┌─ Dataset content
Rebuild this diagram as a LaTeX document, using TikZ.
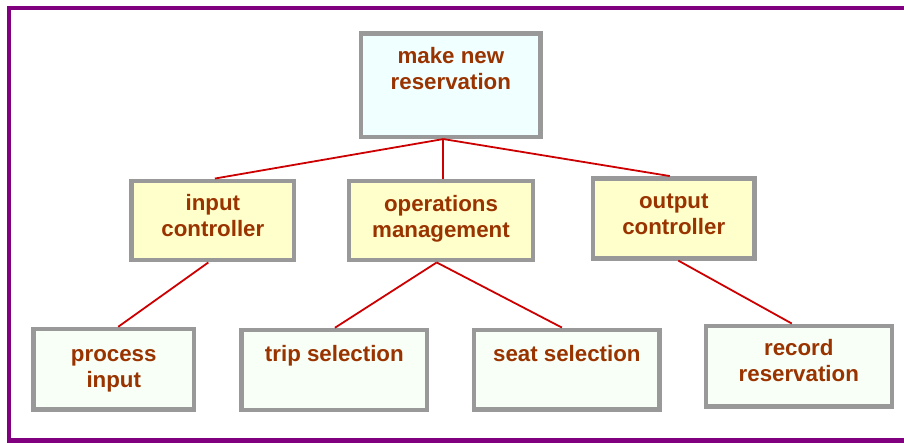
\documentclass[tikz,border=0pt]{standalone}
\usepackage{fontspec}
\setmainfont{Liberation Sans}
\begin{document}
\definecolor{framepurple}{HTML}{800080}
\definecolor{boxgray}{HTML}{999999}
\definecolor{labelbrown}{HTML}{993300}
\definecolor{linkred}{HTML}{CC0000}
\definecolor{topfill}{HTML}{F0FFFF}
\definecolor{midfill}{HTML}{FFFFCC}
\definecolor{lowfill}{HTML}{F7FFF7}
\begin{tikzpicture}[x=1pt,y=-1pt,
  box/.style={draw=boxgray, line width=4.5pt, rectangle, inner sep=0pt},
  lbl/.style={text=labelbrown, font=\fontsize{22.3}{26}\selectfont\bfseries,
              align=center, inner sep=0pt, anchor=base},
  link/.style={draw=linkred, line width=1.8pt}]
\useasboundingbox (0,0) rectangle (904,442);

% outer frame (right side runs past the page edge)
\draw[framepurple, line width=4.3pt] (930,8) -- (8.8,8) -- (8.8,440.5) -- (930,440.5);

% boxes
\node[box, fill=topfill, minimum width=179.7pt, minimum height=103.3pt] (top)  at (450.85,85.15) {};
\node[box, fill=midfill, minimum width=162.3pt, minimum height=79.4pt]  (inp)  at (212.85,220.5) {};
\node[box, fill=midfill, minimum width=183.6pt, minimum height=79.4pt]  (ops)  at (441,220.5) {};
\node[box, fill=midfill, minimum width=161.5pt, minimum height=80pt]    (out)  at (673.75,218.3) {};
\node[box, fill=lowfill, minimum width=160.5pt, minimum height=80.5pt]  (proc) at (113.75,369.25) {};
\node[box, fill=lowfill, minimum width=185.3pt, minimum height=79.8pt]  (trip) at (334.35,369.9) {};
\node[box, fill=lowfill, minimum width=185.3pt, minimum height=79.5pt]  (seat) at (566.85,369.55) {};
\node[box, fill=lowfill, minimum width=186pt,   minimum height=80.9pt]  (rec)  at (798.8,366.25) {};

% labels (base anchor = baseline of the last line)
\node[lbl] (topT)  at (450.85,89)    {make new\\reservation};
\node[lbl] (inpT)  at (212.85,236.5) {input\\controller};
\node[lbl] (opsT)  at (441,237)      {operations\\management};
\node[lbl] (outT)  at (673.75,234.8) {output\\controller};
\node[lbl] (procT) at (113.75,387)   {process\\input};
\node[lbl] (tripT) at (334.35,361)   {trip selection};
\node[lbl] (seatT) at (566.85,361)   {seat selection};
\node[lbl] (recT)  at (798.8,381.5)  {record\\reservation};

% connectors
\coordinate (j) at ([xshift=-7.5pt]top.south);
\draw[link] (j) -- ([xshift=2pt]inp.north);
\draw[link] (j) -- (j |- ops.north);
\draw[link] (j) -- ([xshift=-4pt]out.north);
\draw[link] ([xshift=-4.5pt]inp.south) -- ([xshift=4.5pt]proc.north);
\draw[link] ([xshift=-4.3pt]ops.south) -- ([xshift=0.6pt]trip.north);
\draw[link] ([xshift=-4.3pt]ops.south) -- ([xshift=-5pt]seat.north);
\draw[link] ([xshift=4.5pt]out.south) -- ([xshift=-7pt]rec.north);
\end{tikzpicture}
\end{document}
└─
Exercise goal:
Without the pictures, output the full listing exactly as it stands.

Solution to this problem:
Rebuild this diagram as a LaTeX document, using TikZ.
\documentclass[tikz,border=0pt]{standalone}
\usepackage{fontspec}
\setmainfont{Liberation Sans}
\begin{document}
\definecolor{framepurple}{HTML}{800080}
\definecolor{boxgray}{HTML}{999999}
\definecolor{labelbrown}{HTML}{993300}
\definecolor{linkred}{HTML}{CC0000}
\definecolor{topfill}{HTML}{F0FFFF}
\definecolor{midfill}{HTML}{FFFFCC}
\definecolor{lowfill}{HTML}{F7FFF7}
\begin{tikzpicture}[x=1pt,y=-1pt,
  box/.style={draw=boxgray, line width=4.5pt, rectangle, inner sep=0pt},
  lbl/.style={text=labelbrown, font=\fontsize{22.3}{26}\selectfont\bfseries,
              align=center, inner sep=0pt, anchor=base},
  link/.style={draw=linkred, line width=1.8pt}]
\useasboundingbox (0,0) rectangle (904,442);

% outer frame (right side runs past the page edge)
\draw[framepurple, line width=4.3pt] (930,8) -- (8.8,8) -- (8.8,440.5) -- (930,440.5);

% boxes
\node[box, fill=topfill, minimum width=179.7pt, minimum height=103.3pt] (top)  at (450.85,85.15) {};
\node[box, fill=midfill, minimum width=162.3pt, minimum height=79.4pt]  (inp)  at (212.85,220.5) {};
\node[box, fill=midfill, minimum width=183.6pt, minimum height=79.4pt]  (ops)  at (441,220.5) {};
\node[box, fill=midfill, minimum width=161.5pt, minimum height=80pt]    (out)  at (673.75,218.3) {};
\node[box, fill=lowfill, minimum width=160.5pt, minimum height=80.5pt]  (proc) at (113.75,369.25) {};
\node[box, fill=lowfill, minimum width=185.3pt, minimum height=79.8pt]  (trip) at (334.35,369.9) {};
\node[box, fill=lowfill, minimum width=185.3pt, minimum height=79.5pt]  (seat) at (566.85,369.55) {};
\node[box, fill=lowfill, minimum width=186pt,   minimum height=80.9pt]  (rec)  at (798.8,366.25) {};

% labels (base anchor = baseline of the last line)
\node[lbl] (topT)  at (450.85,89)    {make new\\reservation};
\node[lbl] (inpT)  at (212.85,236.5) {input\\controller};
\node[lbl] (opsT)  at (441,237)      {operations\\management};
\node[lbl] (outT)  at (673.75,234.8) {output\\controller};
\node[lbl] (procT) at (113.75,387)   {process\\input};
\node[lbl] (tripT) at (334.35,361)   {trip selection};
\node[lbl] (seatT) at (566.85,361)   {seat selection};
\node[lbl] (recT)  at (798.8,381.5)  {record\\reservation};

% connectors
\coordinate (j) at ([xshift=-7.5pt]top.south);
\draw[link] (j) -- ([xshift=2pt]inp.north);
\draw[link] (j) -- (j |- ops.north);
\draw[link] (j) -- ([xshift=-4pt]out.north);
\draw[link] ([xshift=-4.5pt]inp.south) -- ([xshift=4.5pt]proc.north);
\draw[link] ([xshift=-4.3pt]ops.south) -- ([xshift=0.6pt]trip.north);
\draw[link] ([xshift=-4.3pt]ops.south) -- ([xshift=-5pt]seat.north);
\draw[link] ([xshift=4.5pt]out.south) -- ([xshift=-7pt]rec.north);
\end{tikzpicture}
\end{document}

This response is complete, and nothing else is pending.